Public pension funds shun hedge funds for private credit market
As competition for deals ramps up, firms can issue terms that are less beneficial to investors
Pension funds are the ocean liners of global markets. In the US alone, state and local retirement funds have $4.57 trillion (Dh16.78tn) in assets. Across the developed world, the pool of money is close to $30 trillion. That means any change in their investment allocation, no matter how incremental, can create a seismic shift in certain corners of finance.
The hedge-fund industry, for example, swelled over the past two decades in no small part because of eager pension fund managers. Local officials banked on star investors delivering outsize gains to help retirement funds meet their lofty annual return benchmarks, which in some cases exceeded 7 per cent. According to data from Pew Charitable Trusts, US state pension funds had a 26 per cent allocation to alternative investments in 2016, up from just 11 per cent in 2006.

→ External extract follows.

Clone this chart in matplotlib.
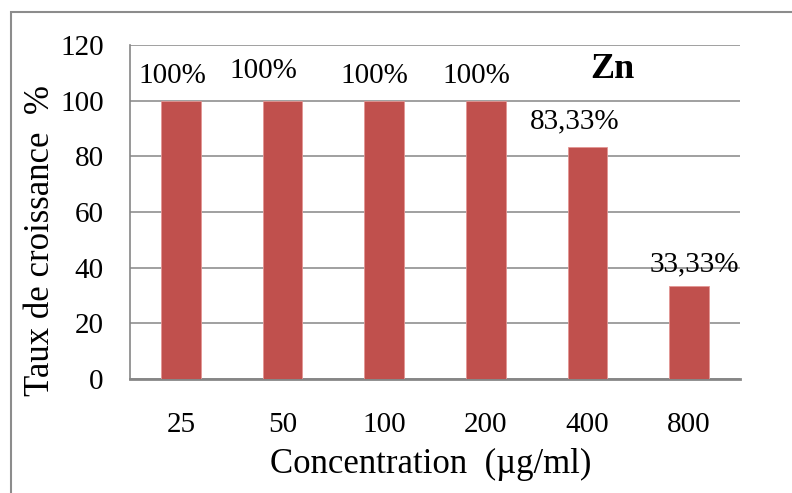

Of course, with more hedge funds came fewer ways for them to profit — and pensions took notice. In September 2014, the California Public Employees’ Retirement System rocked Wall Street by announcing that it would divest the entire $4 billion it had across 24 hedge funds and six hedge funds of funds.

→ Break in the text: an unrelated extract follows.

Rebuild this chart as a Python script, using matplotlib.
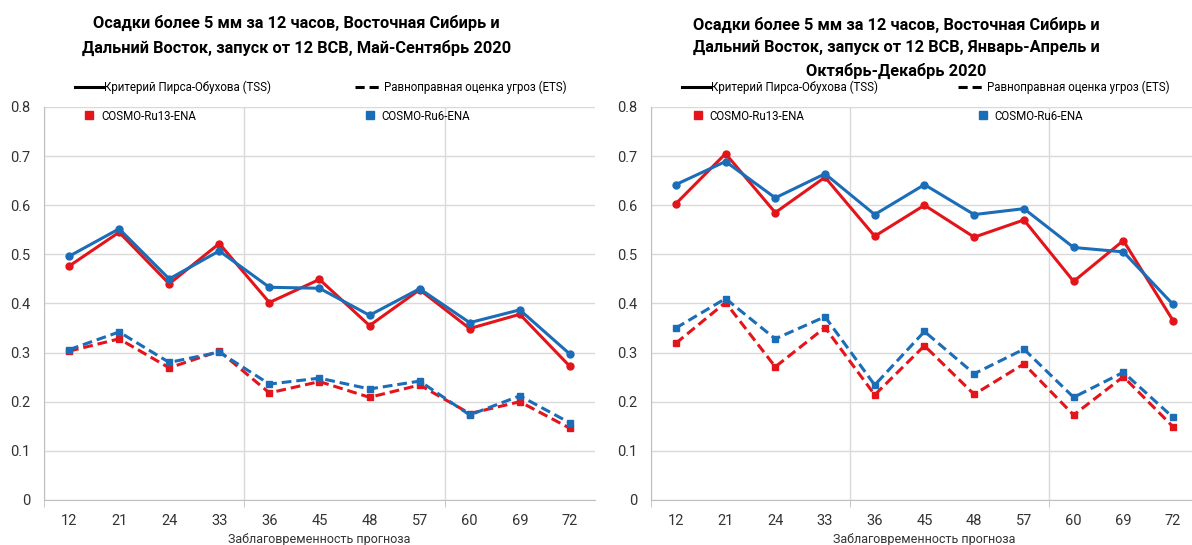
import matplotlib
matplotlib.use("Agg")
import matplotlib.pyplot as plt
from matplotlib.lines import Line2D

plt.rcParams['font.family'] = ['Roboto', 'DejaVu Sans']

# Заблаговременность прогноза, ч
lead = ['12', '21', '24', '33', '36', '45', '48', '57', '60', '69', '72']

# Май-Сентябрь 2020
tss_ru13_summer = [0.476, 0.545, 0.440, 0.522, 0.402, 0.449, 0.355, 0.428, 0.349, 0.378, 0.272]
tss_ru6_summer = [0.496, 0.552, 0.450, 0.507, 0.433, 0.431, 0.376, 0.430, 0.361, 0.387, 0.297]
ets_ru13_summer = [0.303, 0.328, 0.269, 0.303, 0.218, 0.241, 0.209, 0.234, 0.176, 0.200, 0.146]
ets_ru6_summer = [0.306, 0.342, 0.280, 0.301, 0.236, 0.248, 0.226, 0.242, 0.173, 0.212, 0.157]

# Январь-Апрель и Октябрь-Декабрь 2020
tss_ru13_winter = [0.603, 0.705, 0.585, 0.657, 0.537, 0.600, 0.535, 0.570, 0.445, 0.528, 0.365]
tss_ru6_winter = [0.642, 0.689, 0.615, 0.664, 0.581, 0.642, 0.581, 0.593, 0.514, 0.505, 0.398]
ets_ru13_winter = [0.319, 0.402, 0.271, 0.351, 0.214, 0.314, 0.215, 0.277, 0.173, 0.251, 0.149]
ets_ru6_winter = [0.350, 0.410, 0.328, 0.373, 0.234, 0.343, 0.257, 0.307, 0.209, 0.260, 0.168]

titles = [
    'Осадки более 5 мм за 12 часов, Восточная Сибирь и\nДальний Восток, запуск от 12 ВСВ, Май-Сентябрь 2020',
    'Осадки более 5 мм за 12 часов, Восточная Сибирь и\nДальний Восток, запуск от 12 ВСВ, Январь-Апрель и\nОктябрь-Декабрь 2020',
]

RED = '#E3151B'
BLUE = '#1B6DB8'
GRID = '#D9D9D9'

fig = plt.figure(figsize=(11.92, 5.45), dpi=100)
ax1 = fig.add_axes([0.0369, 0.0826, 0.4622, 0.7211])
ax2 = fig.add_axes([0.5461, 0.0826, 0.4589, 0.7211])

panels = [
    (ax1, tss_ru13_summer, tss_ru6_summer, ets_ru13_summer, ets_ru6_summer,
     (0.056, 0.564, 0.074, 0.583)),
    (ax2, tss_ru13_winter, tss_ru6_winter, ets_ru13_winter, ets_ru6_winter,
     (0.057, 0.561, 0.077, 0.598)),
]

for ax, t13, t6, e13, e6, lx in panels:
    x = list(range(len(lead)))
    ax.plot(x, t13, color=RED, lw=2.2, marker='o', ms=5, zorder=3)
    ax.plot(x, t6, color=BLUE, lw=2.2, marker='o', ms=5, zorder=3)
    ax.plot(x, e13, color=RED, lw=2.2, ls=(0, (3.2, 1.6)), marker='s', ms=5, zorder=3)
    ax.plot(x, e6, color=BLUE, lw=2.2, ls=(0, (3.2, 1.6)), marker='s', ms=5, zorder=3)

    ax.set_xlim(-0.5, len(lead) - 0.5)
    ax.set_ylim(0, 0.8)
    ax.set_xticks(x)
    ax.set_xticklabels(lead)
    ax.set_xticks([-0.5, 3.5, 7.5], minor=True)
    ax.tick_params(axis='x', which='major', length=0, labelsize=10.5, pad=10, colors='#333333')
    ax.tick_params(axis='x', which='minor', length=5, color='#BFBFBF')
    ax.set_yticks([0, 0.1, 0.2, 0.3, 0.4, 0.5, 0.6, 0.7, 0.8])
    ax.set_yticklabels(['0', '0.1', '0.2', '0.3', '0.4', '0.5', '0.6', '0.7', '0.8'])
    ax.tick_params(axis='y', length=0, labelsize=10.5, pad=10, colors='#333333')

    ax.grid(axis='y', color=GRID, lw=1)
    ax.grid(axis='x', which='minor', color=GRID, lw=1)
    ax.set_axisbelow(True)
    for s in ['top', 'right']:
        ax.spines[s].set_visible(False)
    for s in ['left', 'bottom']:
        ax.spines[s].set_color('#BFBFBF')
    ax.set_xlabel('Заблаговременность прогноза', fontsize=9, color='#333333', labelpad=4)

    # легенда: тип линии
    leg_kw = dict(frameon=False, borderpad=0, borderaxespad=0, loc='center left',
                  fontsize=8.3, handletextpad=0.1, handlelength=2.4)
    l1 = ax.legend([Line2D([], [], color='black', lw=2.2)],
                   ['Критерий Пирса-Обухова (TSS)'],
                   bbox_to_anchor=(lx[0], 1.051), **leg_kw)
    ax.add_artist(l1)
    l2 = ax.legend([Line2D([], [], color='black', lw=2.2, ls=(0, (3, 1.6)))],
                   ['Равноправная оценка угроз (ETS)'],
                   bbox_to_anchor=(lx[1], 1.051), **leg_kw)
    ax.add_artist(l2)
    # легенда: модель
    sq_kw = dict(frameon=False, borderpad=0, borderaxespad=0, loc='center left',
                 fontsize=8.3, handletextpad=0.6, handlelength=0.8)
    l3 = ax.legend([Line2D([], [], color=RED, marker='s', ms=6, ls='none')],
                   ['COSMO-Ru13-ENA'], bbox_to_anchor=(lx[2], 0.977), **sq_kw)
    ax.add_artist(l3)
    ax.legend([Line2D([], [], color=BLUE, marker='s', ms=6, ls='none')],
              ['COSMO-Ru6-ENA'], bbox_to_anchor=(lx[3], 0.977), **sq_kw)

fig.text(0.249, 0.935, titles[0], ha='center', va='center', fontsize=11.8,
         fontweight='bold', linespacing=1.62)
fig.text(0.752, 0.912, titles[1], ha='center', va='center', fontsize=11.8,
         fontweight='bold', linespacing=1.62)

fig.savefig('out.png', dpi=100)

In 2016, New Jersey’s pension fund cut its $9bn hedge-fund allocation in half and New York City’s retirement fund for civil employees exited its $1.5bn portfolio. More than 4,000 hedge funds have been liquidated in the past five years. With even some of the most well-known managers calling it quits, hedge funds are clearly in retreat.
The market for private debt and direct lending is trending in precisely the opposite direction. Managers are raising money hand over fist, as they have in each of the past few years. Assets in private-credit strategies now total more than $800bn — doubling from 2012 and up from less than $100bn in 2005. By and large, it’s been simply too hard to pass up yields that sometimes crack double digits when typical junk bonds offer just 5 per cent.
Not surprisingly, public pension funds want in on the action. An overwhelming majority of private-credit investors expect them to pour money into the asset class in the next three years. While that may sound like good news for the industry in the short-term, it could be an early indication that it’s game over for the booming market as we know it.
Bloomberg talked to Al Alaimo, who oversees credit investments for Arizona’s $41bn State Retirement System. He’s aiming to boost direct lending to 17 per cent of the portfolio from about 13.6 per cent. The Ohio Police & Fire Pension Fund and the Teachers’ Retirement System of the State of Illinois are also increasing their private debt exposure. More broadly, 281 US public pensions were involved with private credit in 2019, up from 186 in 2015, according to Preqin data. And they’ve increased their median allocation to 2.9 per cent, from 2.1 per cent.
Now, that’s far from a huge stake. And pensions are something of an ideal candidate to invest in illiquid private debt, given that they have long time horizons and aren’t vulnerable to investor withdrawals, in contrast to Neil Woodford’s flagship fund and Natixis SA’s H2O Asset Management.
That doesn’t mean that they can’t get into trouble, though. Alabama’s pension funds have already been caught up in the bankruptcy of luxury movie and dining chain, iPic Entertainment. The state’s pensioners now own and operate the theatres, for better or worse. Marc Green, the pension’s chief investment officer, recently told The Wall Street Journal that working through distressed investments has paid off before and iPic may yet be a winner for the Retirement Systems of Alabama.
It’s worth heeding the lesson from the struggles of hedge funds: What worked before might not continue to work in the future, especially if more money is chasing the same strategy.
“We wish there were fewer people in the marketplace,” Mr Alaimo said about private debt.
Of course, that’s true for any market. But it’s especially risky for private credit and direct lending because handing all the power to borrowers gives them an opening to lower yields and weaken protection measures for creditors. If that sounds familiar, it’s because that’s also what happened in the leveraged-loan market as investors flocked to floating-rate securities during the Federal Reserve’s tightening cycle. For now, looser covenants aren’t necessarily deal-breakers, but without some balance, they could lead to steeper losses in an economic slowdown.
A survey of more than 60 private-credit managers by the industry trade group Alternative Credit Council revealed expectations for the market to further expand and deliver strong returns. Curiously, just 23 per cent said they expected recovery rates to be lower than historical averages over the next three years, while 42 per cent predict they’ll be higher. That might be the case if the economy ramps back up, or slows down but avoids an actual recession. But it seems naive to think private debt will fare better than before when managers are fighting one another for deals and sitting on hundreds of billions of dollars, just waiting for a chance to invest.
That dynamic isn’t likely to change soon, especially now that pension-fund behemoths are setting their sights squarely on private debt. For those that have been in the market for years, like the Arizona retirement system, it just means keeping tabs on existing managers to make sure they don’t veer into weaker deals.
For those trying to catch what might be the back end of the wave, it’s not so simple. Without proper caution and foresight, they might find themselves quickly navigating troubled waters.